Government is an abstract noun meaning the art and process of governing and it should be an offence to write it with a capital G or so as to refer to people.

-J. R. R. Tolkien

crazy canuck

Are States able to set minimum standards for Federally regulated employees?

The Brain

I don't have an opinion on US minimum wage.
Women want me. Men want to be with me.

Tonitrus

Quote from: Admiral Yi on April 23, 2015, 09:45:18 AM
There's a separate minimum wage for tipped positions.  Currently $2.13 I believe.

That's a good first start for change.  Tips shouldn't subsidize restaurants.

Admiral Yi

Quote from: Tonitrus on April 23, 2015, 02:46:49 PM
That's a good first start for change.  Tips shouldn't subsidize restaurants.

They don't.

crazy canuck

Quote from: Admiral Yi on April 23, 2015, 03:00:40 PM
Quote from: Tonitrus on April 23, 2015, 02:46:49 PM
That's a good first start for change.  Tips shouldn't subsidize restaurants.

They don't.


In theory that is true.  But in practice, all too often, the house takes a percentage of the tip pool.

Berkut

Quote from: crazy canuck on April 23, 2015, 03:03:34 PM
Quote from: Admiral Yi on April 23, 2015, 03:00:40 PM
Quote from: Tonitrus on April 23, 2015, 02:46:49 PM
That's a good first start for change.  Tips shouldn't subsidize restaurants.

They don't.


In theory that is true.  But in practice, all too often, the house takes a percentage of the tip pool.

Really? How often is that?
"If you think this has a happy ending, then you haven't been paying attention."
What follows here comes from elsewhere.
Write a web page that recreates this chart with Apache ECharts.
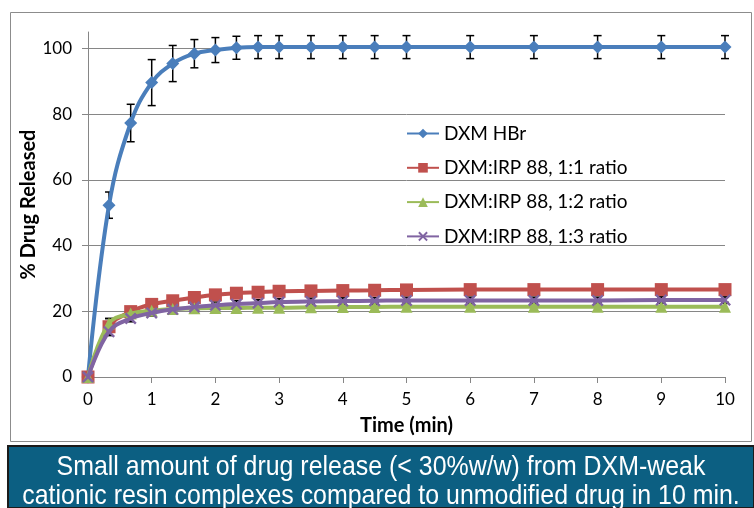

select * from users where clue > 0
0 rows returned

crazy canuck

Quote from: Berkut on April 23, 2015, 03:49:32 PM
Quote from: crazy canuck on April 23, 2015, 03:03:34 PM
Quote from: Admiral Yi on April 23, 2015, 03:00:40 PM
Quote from: Tonitrus on April 23, 2015, 02:46:49 PM
That's a good first start for change.  Tips shouldn't subsidize restaurants.

They don't.


In theory that is true.  But in practice, all too often, the house takes a percentage of the tip pool.

Really? How often is that?

All too often

Martinus

Even when the house does not take a cut, tips do subsidise restaurants as tipping culture allows restaurants to get away with paying their employees less.